** START OF SOURCE EXCERPT **

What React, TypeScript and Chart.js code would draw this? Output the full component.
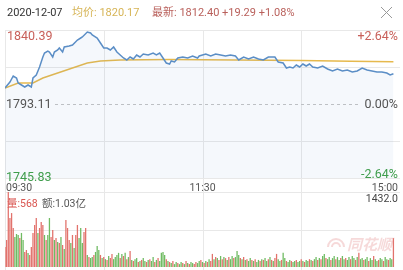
import React, { useEffect, useRef } from 'react';
import { Chart, registerables } from 'chart.js';
Chart.register(...registerables);

const FONT = "Roboto, 'Noto Sans CJK SC', sans-serif";

// ---- header / axis text ----
const dateLabel = '2020-12-07';
const avgLabel = '均价: 1820.17';
const lastLabel = '最新: 1812.40 +19.29 +1.08%';
const timeLabels = ['09:30', '11:30', '15:00'];
const priceMax = 1840.39;
const prevClose = 1793.11;
const priceMin = 1745.83;
const pctTop = '+2.64%';
const pctMid = '0.00%';
const pctBottom = '-2.64%';
const volumeMax = 1432.0;
const volLabel = '量:568';
const amountLabel = '额:1.03亿';
const watermark = '同花顺';

// ---- price line (minute index from 09:30, price) ----
const priceIdx = [0, 3, 5, 7, 8, 10, 12, 14, 16, 17, 19, 21, 23, 24, 26, 27, 29, 30, 32, 33, 35, 36, 39, 41, 44, 46, 47, 50, 52, 53, 56, 58, 60, 62, 64, 66, 68, 70, 72, 74, 76, 78, 80, 82, 84, 87, 90, 92, 94, 96, 98, 100, 101, 103, 105, 108, 111, 114, 117, 118, 122, 125, 128, 131, 134, 137, 140, 142, 145, 148, 151, 154, 157, 160, 164, 166, 169, 171, 173, 175, 177, 179, 181, 183, 185, 187, 190, 193, 196, 199, 202, 205, 208, 211, 214, 217, 220, 223, 226, 229, 232, 234, 236];
const priceVals = [1803.33, 1807.17, 1811.0, 1809.72, 1806.53, 1805.25, 1803.97, 1805.25, 1803.97, 1809.72, 1811.64, 1816.75, 1823.14, 1825.69, 1826.97, 1826.33, 1823.14, 1826.33, 1827.61, 1828.89, 1826.33, 1829.53, 1830.17, 1830.81, 1834.0, 1835.28, 1835.92, 1839.11, 1838.47, 1837.19, 1835.28, 1832.08, 1828.89, 1828.89, 1827.61, 1829.53, 1826.33, 1824.42, 1822.5, 1821.22, 1823.14, 1821.86, 1824.42, 1823.14, 1825.06, 1824.42, 1825.69, 1824.42, 1825.69, 1822.5, 1819.3, 1818.67, 1820.58, 1819.94, 1822.5, 1823.14, 1822.5, 1823.78, 1822.5, 1823.78, 1825.06, 1823.78, 1825.06, 1824.42, 1823.78, 1824.42, 1823.78, 1821.22, 1823.14, 1821.86, 1823.14, 1821.86, 1821.22, 1823.14, 1823.14, 1819.94, 1819.3, 1816.11, 1816.75, 1816.11, 1818.03, 1816.75, 1818.67, 1817.39, 1818.67, 1816.75, 1816.11, 1817.39, 1815.47, 1814.19, 1815.47, 1814.19, 1814.83, 1813.55, 1814.19, 1816.11, 1814.83, 1814.19, 1813.55, 1813.55, 1812.92, 1811.64, 1812.4];

// ---- average price line ----
const avgIdx = [0, 8, 17, 23, 32, 41, 50, 58, 70, 100, 140, 180, 210, 236];
const avgVals = [1803.33, 1806.53, 1806.53, 1809.72, 1812.92, 1816.11, 1819.3, 1820.58, 1821.22, 1821.5, 1821.3, 1820.9, 1820.5, 1820.17];

// ---- volume per minute ----
const volumes = [
  380, 515, 1432, 936, 1030, 745, 573, 630, 611, 554,
  650, 516, 287, 325, 267, 229, 382, 650, 802, 936,
  650, 745, 860, 802, 611, 516, 611, 936, 573, 707,
  516, 554, 478, 458, 573, 420, 344, 898, 745, 516,
  458, 611, 363, 611, 802, 554, 745, 458, 669, 745,
  229, 191, 172, 191, 229, 287, 400,
  325, 230, 170, 190, 150, 135, 210, 170, 250, 150,
  190, 230, 270, 170, 250, 210, 270, 150, 190, 305,
  135, 115, 150, 170, 95, 115, 135, 170, 115, 95,
  135, 150, 115, 190, 95, 135, 170, 115, 270, 285,
  230, 150, 115, 95, 75, 115, 55, 95, 75, 55,
  95, 75, 55, 115, 75, 55, 95, 75, 55, 95,
  75, 115, 135, 95, 75, 115, 95, 150, 115, 250,
  150, 190, 170, 135, 210, 150, 190, 170, 135, 190,
  150, 210, 170, 190, 305, 230, 170, 150, 190, 135,
  150, 115, 170, 135, 115, 150, 95, 135, 115, 150,
  135, 170, 115, 150, 190, 135, 115, 170, 250, 150,
  115, 135, 270, 170, 115, 95, 135, 115, 95, 115,
  135, 95, 115, 150, 115, 95, 135, 115, 150, 135,
  115, 150, 190, 135, 170, 150, 210, 250, 170, 150,
  190, 135, 170, 210, 150, 190, 135, 170, 210, 150,
  170, 135, 190, 150, 210, 170, 135, 190, 270, 150,
  170, 135, 150, 190, 115, 170, 135, 210, 150, 115,
  135, 170, 150, 115, 190, 150, 135, 170, 150, 550,
];
// u = up minute, d = down minute
const volumeDir = [
  'uuuuuudddu', 'dduuduuuuu', 'duuududduu', 'dudududuuu', 'duduuddduu', 'duddudd',
  'dudududuud', 'dddudududu', 'duddududdu', 'duddududdd', 'dudududdud', 'dudududduu',
  'ddudududuu', 'dududududu', 'ddudddudud', 'uddududdud', 'uddududuud', 'dudduddudd',
  'uddududdud', 'uddududdud', 'dudduddudd', 'udduddudud', 'dudduddudd', 'uddudduddu',
].join('');

const RED = '#e2726c';
const GREEN = '#6fbb62';
const GRID = '#e8e8e8';

const priceGrid = {
  id: 'priceGrid',
  beforeDatasetsDraw(chart: any) {
    const { ctx, chartArea, scales } = chart;
    const { left, right, top } = chartArea;
    const y = scales.y;
    const x = scales.x;
    ctx.save();
    ctx.strokeStyle = GRID;
    ctx.lineWidth = 1;
    const hs = [priceMax, (priceMax + prevClose) / 2, (prevClose + priceMin) / 2, priceMin];
    hs.forEach((v) => {
      const py = Math.round(y.getPixelForValue(v)) + 0.5;
      ctx.beginPath();
      ctx.moveTo(left, py);
      ctx.lineTo(right, py);
      ctx.stroke();
    });
    [0, 60, 120, 180].forEach((m) => {
      const px = Math.round(x.getPixelForValue(m)) + 0.5;
      ctx.beginPath();
      ctx.moveTo(px, top);
      ctx.lineTo(px, chart.height);
      ctx.stroke();
    });
    const py = Math.round(y.getPixelForValue(prevClose)) + 0.5;
    ctx.strokeStyle = '#c4c4c4';
    ctx.setLineDash([3, 3]);
    ctx.beginPath();
    ctx.moveTo(left + 50, py);
    ctx.lineTo(right - 40, py);
    ctx.stroke();
    ctx.restore();
  },
};

const priceLabels = {
  id: 'priceLabels',
  afterDraw(chart: any) {
    const { ctx, chartArea, scales } = chart;
    const { left, right } = chartArea;
    const y = scales.y;
    const x = scales.x;
    ctx.save();
    ctx.textBaseline = 'middle';
    ctx.font = `11px ${FONT}`;
    ctx.textAlign = 'left';
    ctx.fillStyle = '#333';
    ctx.fillText(dateLabel, 7, 13);
    ctx.fillStyle = '#d6b455';
    ctx.fillText(avgLabel, 72, 13);
    ctx.fillStyle = '#b9605b';
    ctx.fillText(lastLabel, 152, 13);
    // close mark
    ctx.strokeStyle = '#999';
    ctx.lineWidth = 1;
    ctx.beginPath();
    ctx.moveTo(381, 7);
    ctx.lineTo(392, 18);
    ctx.moveTo(392, 7);
    ctx.lineTo(381, 18);
    ctx.stroke();

    ctx.textBaseline = 'alphabetic';
    ctx.font = `12.5px ${FONT}`;
    const yTop = y.getPixelForValue(priceMax);
    const yMid = y.getPixelForValue(prevClose);
    const yBot = y.getPixelForValue(priceMin);
    ctx.fillStyle = '#c8605a';
    ctx.textAlign = 'left';
    ctx.fillText(priceMax.toFixed(2), left + 2, yTop + 9.5);
    ctx.textAlign = 'right';
    ctx.fillText(pctTop, right - 2, yTop + 9.5);
    ctx.fillStyle = '#555';
    ctx.textAlign = 'left';
    ctx.fillText(prevClose.toFixed(2), left + 1, yMid + 4);
    ctx.textAlign = 'right';
    ctx.fillText(pctMid, right - 2, yMid + 4);
    ctx.fillStyle = '#3f9d4c';
    ctx.textAlign = 'left';
    ctx.fillText(priceMin.toFixed(2), left + 1, yBot + 3);
    ctx.textAlign = 'right';
    ctx.fillText(pctBottom, right - 2, yBot - 0.5);

    ctx.font = `10.5px ${FONT}`;
    ctx.fillStyle = '#555';
    ctx.textAlign = 'left';
    ctx.fillText(timeLabels[0], left + 1, 191);
    ctx.textAlign = 'center';
    ctx.fillText(timeLabels[1], x.getPixelForValue(120), 191);
    ctx.textAlign = 'right';
    ctx.fillText(timeLabels[2], right - 2, 191);
    ctx.restore();
  },
};

const volGrid = {
  id: 'volGrid',
  beforeDatasetsDraw(chart: any) {
    const { ctx, chartArea, scales } = chart;
    const { left, right, top } = chartArea;
    const x = scales.x;
    const y = scales.y;
    ctx.save();
    ctx.strokeStyle = GRID;
    ctx.lineWidth = 1;
    [top, y.getPixelForValue(volumeMax / 2)].forEach((v) => {
      const py = Math.round(v) + 0.5;
      ctx.beginPath();
      ctx.moveTo(left, py);
      ctx.lineTo(right, py);
      ctx.stroke();
    });
    [0, 60, 120, 180].forEach((m) => {
      const px = Math.round(x.getPixelForValue(m)) + 0.5;
      ctx.beginPath();
      ctx.moveTo(px, 0);
      ctx.lineTo(px, chart.height);
      ctx.stroke();
    });
    // watermark
    ctx.fillStyle = 'rgba(222,120,120,0.28)';
    ctx.strokeStyle = 'rgba(222,120,120,0.28)';
    ctx.font = `italic bold 15px 'Noto Sans CJK SC', sans-serif`;
    ctx.textAlign = 'left';
    ctx.textBaseline = 'middle';
    ctx.fillText(watermark, 347, 52);
    ctx.lineWidth = 2;
    ctx.beginPath();
    ctx.arc(336, 55, 8, Math.PI * 1.0, Math.PI * 2.0);
    ctx.stroke();
    ctx.beginPath();
    ctx.arc(336, 55, 4, Math.PI * 1.0, Math.PI * 2.0);
    ctx.stroke();
    ctx.restore();
  },
  afterDatasetsDraw(chart: any) {
    const { ctx, chartArea } = chart;
    const { left, right } = chartArea;
    ctx.save();
    ctx.font = `10.5px ${FONT}`;
    ctx.textBaseline = 'alphabetic';
    ctx.fillStyle = '#444';
    ctx.textAlign = 'right';
    ctx.fillText(volumeMax.toFixed(1), right - 2, 10);
    ctx.textAlign = 'left';
    ctx.fillStyle = '#d9544f';
    ctx.fillText(volLabel, left + 2, 15);
    ctx.fillStyle = '#555';
    ctx.fillText(amountLabel, left + 37, 15);
    ctx.restore();
  },
};

export default function App() {
  const priceRef = useRef<HTMLCanvasElement>(null);
  const volRef = useRef<HTMLCanvasElement>(null);

  useEffect(() => {
    document.body.style.margin = '0';
    const pc = new Chart(priceRef.current as HTMLCanvasElement, {
      type: 'line',
      data: {
        datasets: [
          {
            label: 'price',
            data: priceIdx.map((m, i) => ({ x: m, y: priceVals[i] })),
            borderColor: '#5b8ec6',
            borderWidth: 1.5,
            pointRadius: 0,
            tension: 0,
            fill: 'start',
            backgroundColor: 'rgba(91,142,198,0.06)',
            order: 0,
          },
          {
            label: 'avg',
            data: avgIdx.map((m, i) => ({ x: m, y: avgVals[i] })),
            borderColor: '#e6b94d',
            borderWidth: 1.5,
            pointRadius: 0,
            tension: 0,
            fill: false,
            order: 1,
          },
        ],
      },
      options: {
        responsive: false,
        animation: false,
        devicePixelRatio: 1,
        events: [],
        layout: { padding: { left: 5, right: 3, top: 30, bottom: 14 } },
        plugins: { legend: { display: false }, tooltip: { enabled: false } },
        scales: {
          x: { type: 'linear', min: 0, max: 240, display: false },
          y: { min: priceMin, max: priceMax, display: false },
        },
      },
      plugins: [priceGrid, priceLabels],
    } as any);

    const vc = new Chart(volRef.current as HTMLCanvasElement, {
      type: 'bar',
      data: {
        datasets: [
          {
            label: 'volume',
            data: volumes.map((v, i) => ({ x: i, y: v })),
            backgroundColor: volumes.map((_, i) => (volumeDir[i] === 'd' ? GREEN : RED)),
            borderWidth: 0,
            barPercentage: 1,
            categoryPercentage: 0.78,
          },
        ],
      },
      options: {
        responsive: false,
        animation: false,
        devicePixelRatio: 1,
        events: [],
        layout: { padding: { left: 5, right: 3, top: 0, bottom: 3 } },
        plugins: { legend: { display: false }, tooltip: { enabled: false } },
        scales: {
          x: { type: 'linear', min: 0, max: 240, display: false, offset: false },
          y: { min: 0, max: volumeMax, display: false },
        },
      },
      plugins: [volGrid],
    } as any);

    return () => {
      pc.destroy();
      vc.destroy();
    };
  }, []);

  return (
    <div style={{ position: 'fixed', left: 0, top: 0, width: 403, height: 270, background: '#fff' }}>
      <canvas ref={priceRef} width={403} height={192} style={{ position: 'absolute', left: 0, top: 0 }} />
      <canvas ref={volRef} width={403} height={78} style={{ position: 'absolute', left: 0, top: 192 }} />
    </div>
  );
}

** END OF SOURCE EXCERPT **

• [WHAT YOU SHOULD DO] Begin at the first line of the data above and repeat each line exactly, stopping after the line containing "const watermark = '同花顺';". Omit the pictures.

• [ANSWER TO THE TASK]
What React, TypeScript and Chart.js code would draw this? Output the full component.
import React, { useEffect, useRef } from 'react';
import { Chart, registerables } from 'chart.js';
Chart.register(...registerables);

const FONT = "Roboto, 'Noto Sans CJK SC', sans-serif";

// ---- header / axis text ----
const dateLabel = '2020-12-07';
const avgLabel = '均价: 1820.17';
const lastLabel = '最新: 1812.40 +19.29 +1.08%';
const timeLabels = ['09:30', '11:30', '15:00'];
const priceMax = 1840.39;
const prevClose = 1793.11;
const priceMin = 1745.83;
const pctTop = '+2.64%';
const pctMid = '0.00%';
const pctBottom = '-2.64%';
const volumeMax = 1432.0;
const volLabel = '量:568';
const amountLabel = '额:1.03亿';
const watermark = '同花顺';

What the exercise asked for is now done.